Giovanni Battista Ciolina

Giovanni Battista Ciolina (May 15, 1870 – May 29, 1955) was an Italian painter, painting mainly landscapes and outdoor country scenes in an impressionist style.

He was born in Toceno, Verbania. He trained along with Carlo Fornara and Gian Maria Rastellini under Enrico Cavalli, at the Scuola Valentini Rossetti in Santa Maria Maggiore in Val Vigezzo. In the late 1880s, he received a stipend to attend the Scuola di nudo at the Accademia di Belle Arti in Venice for two years. From 1895 to 1896, he traveled with Fornaro to Lyon to paint. He exhibited the painting Il filo spezzato at the 1897 Triennale di Brera.
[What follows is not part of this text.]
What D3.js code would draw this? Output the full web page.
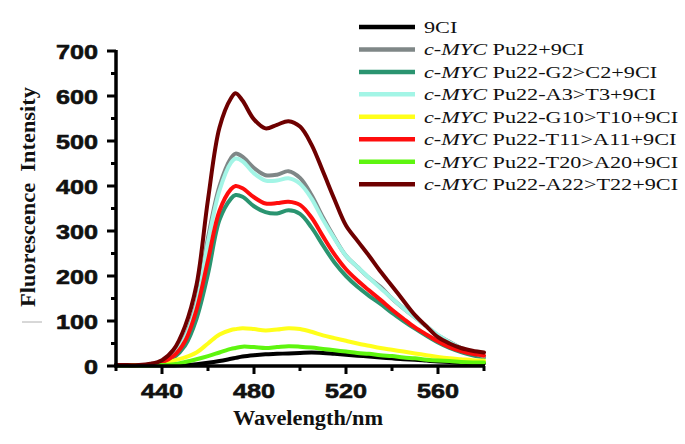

In 1914 he moved from Milan to Toceno.[1] He painted in oil in the outdoors. At the 1907 Biennale of Venice, he exhibited the Prelude to Spring; and at Milan in 1895, Interior of the Stable. He painted frescoes for the church of Binago in Como. Late in life he painted some still lifes. He also painted a number of frescoes of religious subjects, including the Mellerio Chapel (1917) in the Craveggia Cemetery at Piano di Masera, and in collaboration with Fornaro, the Miracle of St Anthony at the cemetery of Toceno.[2]